Ernestine: No Mr Kosygin, I’m not with the United States government. We’re much more powerful than that. We’re the PHONE company.

I dunno. In the 80s everybody went out and bought Ray Bans because Tom Cruise was wearing them on the Risky Business poster.

Maybe indirectly: Kroger owns Fred Meyer, QFC, Food 4 Less, Cala Foods, Bell Market, and a bunch of other store chains that are ubiquitous on the West Coast. Most customers probably wouldn’t know that, but the “Kroger” labelled semi-generics are carried in them, so there’d be at least some brand recognition.

People forget that, at least for TV shows, viewers are not the customers. Viewers of (US) commercial TV pay little or nothing for toward the development of the shows. Advertisers are the customers, and without them there would be no broadcast TV except PBS unless we went to a BBC-like television tax to pay for them. But advertisers are, in turn faced with the dilemma that viewers (who buy their products, thus giving them the money to advertise with) don’t like commercials. Viewers skip commercials, either with high-tech DVRs or the low-tech “leave the room and make a sandwich” methods.
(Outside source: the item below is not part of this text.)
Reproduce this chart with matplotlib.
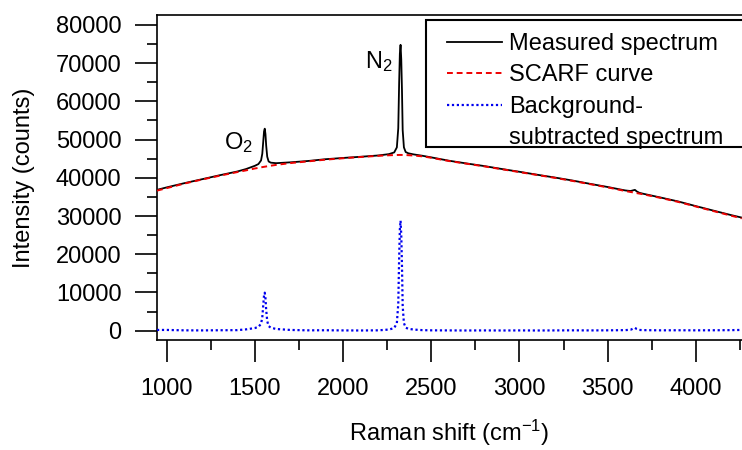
import matplotlib
matplotlib.use("Agg")
import matplotlib.pyplot as plt
from matplotlib.lines import Line2D
from matplotlib.patches import Rectangle
from matplotlib.ticker import MultipleLocator

plt.rcParams['font.family'] = ['Liberation Sans', 'DejaVu Sans']
plt.rcParams['mathtext.fontset'] = 'custom'
plt.rcParams['mathtext.rm'] = 'Liberation Sans'
plt.rcParams['mathtext.it'] = 'Liberation Sans'

raman_shift = [945, 1000, 1100, 1200, 1300, 1400, 1450, 1500, 1520, 1535, 1542, 1548,
               1552, 1556, 1560, 1564, 1570, 1578, 1590, 1620, 1700, 1800, 1900, 2000,
               2100, 2200, 2260, 2290, 2305, 2313, 2318, 2322, 2326, 2330, 2334, 2338,
               2345, 2355, 2370, 2400, 2450, 2500, 2600, 2700, 2800, 2900, 3000, 3100,
               3200, 3300, 3400, 3500, 3600, 3630, 3645, 3655, 3665, 3680, 3700, 3800,
               3900, 4000, 4100, 4200, 4260]

scarf_curve = [36650, 37300, 38500, 39550, 40550, 41500, 41950, 42450, 42600, 42750, 42800, 42850,
               42880, 42910, 42940, 42970, 43020, 43080, 43170, 43380, 43850, 44300, 44750, 45120,
               45450, 45750, 45900, 45950, 45970, 45980, 45985, 45990, 45990, 45990, 45985, 45980,
               45970, 45950, 45920, 45830, 45620, 45250, 44400, 43700, 43000, 42250, 41500, 40750,
               40000, 39200, 38350, 37500, 36550, 36300, 36180, 36100, 36000, 35880, 35700, 34750,
               33700, 32500, 31300, 30100, 29400]

background_subtracted = [200, 200, 100, 80, 120, 150, 350, 700, 1000, 1800, 3500, 7000,
                         9300, 9950, 8500, 5500, 2500, 1200, 800, 450, 200, 100, 120, 80,
                         60, 100, 300, 700, 2000, 7000, 19000, 26500, 28800, 25000, 17000, 6500,
                         2000, 800, 500, 300, 150, 100, 80, 60, 80, 60, 80, 60,
                         80, 100, 80, 100, 150, 250, 550, 750, 450, 200, 150, 100,
                         120, 100, 120, 150, 200]

measured_spectrum = [36850, 37500, 38600, 39630, 40670, 41650, 42300, 43150, 43600, 44550, 46300, 49850,
                     52180, 52860, 51440, 48470, 45520, 44280, 43970, 43830, 44050, 44400, 44870, 45200,
                     45510, 45850, 46200, 46650, 47970, 52980, 64985, 72490, 74790, 70990, 62985, 52480,
                     47970, 46750, 46420, 46130, 45770, 45350, 44480, 43760, 43080, 42310, 41580, 40810,
                     40080, 39300, 38430, 37600, 36700, 36550, 36730, 36850, 36450, 36080, 35850, 34850,
                     33820, 32600, 31420, 30250, 29600]

x_ticks = [1000, 1500, 2000, 2500, 3000, 3500, 4000]
y_ticks = [0, 10000, 20000, 30000, 40000, 50000, 60000, 70000, 80000]

W, H = 742, 450
fig = plt.figure(figsize=(W / 100, H / 100), dpi=100)
ax = fig.add_axes([157 / W, (H - 340) / H, (W - 157) / W, (340 - 15) / H])

ax.plot(raman_shift, measured_spectrum, color='black', lw=1.3, label='Measured spectrum', zorder=3)
ax.plot(raman_shift, scarf_curve, color='#ee0000', lw=1.4, ls=(0, (3, 2)), label='SCARF curve', zorder=4)
ax.plot(raman_shift, background_subtracted, color='#0000ee', lw=1.6, ls=(0, (1, 1.2)),
        label='Background-', zorder=3)

ax.set_xlim(945, 4262)
ax.set_ylim(-2430, 82600)
ax.set_xticks(x_ticks)
ax.set_yticks(y_ticks)
ax.xaxis.set_minor_locator(MultipleLocator(250))
ax.yaxis.set_minor_locator(MultipleLocator(5000))
ax.tick_params(which='major', direction='out', length=15.5, width=1.2, labelsize=17)
ax.tick_params(which='minor', direction='out', length=7.5, width=1.2)
ax.tick_params(axis='x', pad=12)
ax.tick_params(axis='y', pad=10)
for s in ['left', 'bottom', 'top']:
    ax.spines[s].set_linewidth(1.2)
ax.spines['right'].set_visible(False)

ax.set_xlabel(r'Raman shift (cm$^{\mathregular{-1}}$)', fontsize=17, labelpad=13)
ax.set_ylabel('Intensity (counts)', fontsize=17, labelpad=15)

ax.text(1555 - 65, 49200, r'O$_{\mathregular{2}}$', fontsize=17, ha='right', va='center')
ax.text(2326 - 45, 70300, r'N$_{\mathregular{2}}$', fontsize=17, ha='right', va='center')

# legend frame drawn separately (it runs off the right edge)
frame = Rectangle((426 / W, 1 - 147 / H), (780 - 426) / W, (147 - 20) / H,
                  transform=fig.transFigure, facecolor='white', edgecolor='black',
                  linewidth=1.5, zorder=6, clip_on=False)
ax.add_patch(frame)

handles, labels = ax.get_legend_handles_labels()
handles.append(Line2D([], [], color='none'))
labels.append('subtracted spectrum')
leg = ax.legend(handles, labels, loc='upper left', bbox_to_anchor=(447 / W, 1 - 33 / H),
                bbox_transform=fig.transFigure,
                fontsize=17, frameon=False,
                handlelength=2.33, handletextpad=0.3, labelspacing=0.4, borderpad=0,
                borderaxespad=0)
leg.set_zorder(7)

fig.savefig('out.png', dpi=100)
Hence, product placement.

The same “viewers are not the customers” is why shows get cancelled based on ratings, not critical success or viewer popularity (except inasmuch as it gets reflected in said ratings). It’s not the television company’s direct goal to entertain viewers. The goal is to attract advertiser revenue–everything else is secondary.

Not just computer names. They have their own version of Starbucks. I think on one episode they even went to Mango Republic for clothes.

I’ve no idea if iCarly does this but there’s the tried-and-true “glowing pear” on a laptop to make it an Apple-but-not-an-Apple. I’ve seen it on TV and in comics (thankfully never noticed it in a film).

Look people, just make it a laptop. I don’t need a glowing fruit image to comprehend that they’re not typing on a TV dinner tray.